To this day I have never posted on FB or even said to my social friends or employees, or even a single person on the Camino the words, “My son is gay.” Lots of people know, of course, but I have never said the words, except to family and my closest friends. This, in fact, makes me very, very sad. I have lost my son and will never again on this Earth hold him in my arms, and yet I’m still too embarrassed to tell people.
I’ve always used the excuse that anyone’s (his) sexuality is a non-relevant detail – like blue eyes, or a big nose, or even whether or not they like asparagus. These details don’t “define” the person; someone (Cullen) isn’t a “homosexual” or a “gay,” they are not a noun, they are an adjective. Instead, someone (Cullen) is a person that happens to be attracted to the same sex, and that’s ONE of many things about him, it certainly doesn’t define him.
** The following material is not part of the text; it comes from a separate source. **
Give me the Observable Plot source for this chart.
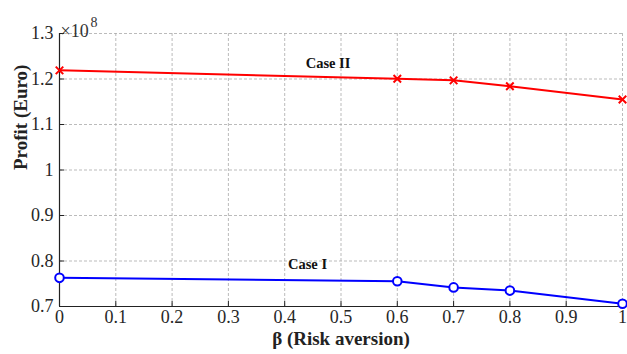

That, in fact, is all true. That’s what I often told him. He wasn’t a “gay.” He was a great kid who happened to have SSA, as well as all of his other attributes. But has this all been a convenient excuse? My belief set was clear – absolute unconditional love, and this one feature did not define him. Although he didn’t choose this cross, he could certainly choose how to act.
But really. Was all this rewording simply an exercise in semantics? That’s the topic of a future blog. But my point is, did this re-wording allow me to sweep under the rug this little fact? When someone asked if he had a “little girlfriend,” I would smile and just say, “No.” Was I also obliged to share that his choice would rather be a “little boyfriend?”
Admittedly, there was a difference between asking Cullen to be discrete and not post “in your face” pictures of Tim and him embracing or kissing when Mom was alive and followed all her children and grandchildren’s every move on facebook. But those days are past, so what’s my excuse now?
I just don’t know. Hopefully simply expressing these feelings, and posting them, no longer so anonymously, is a first step.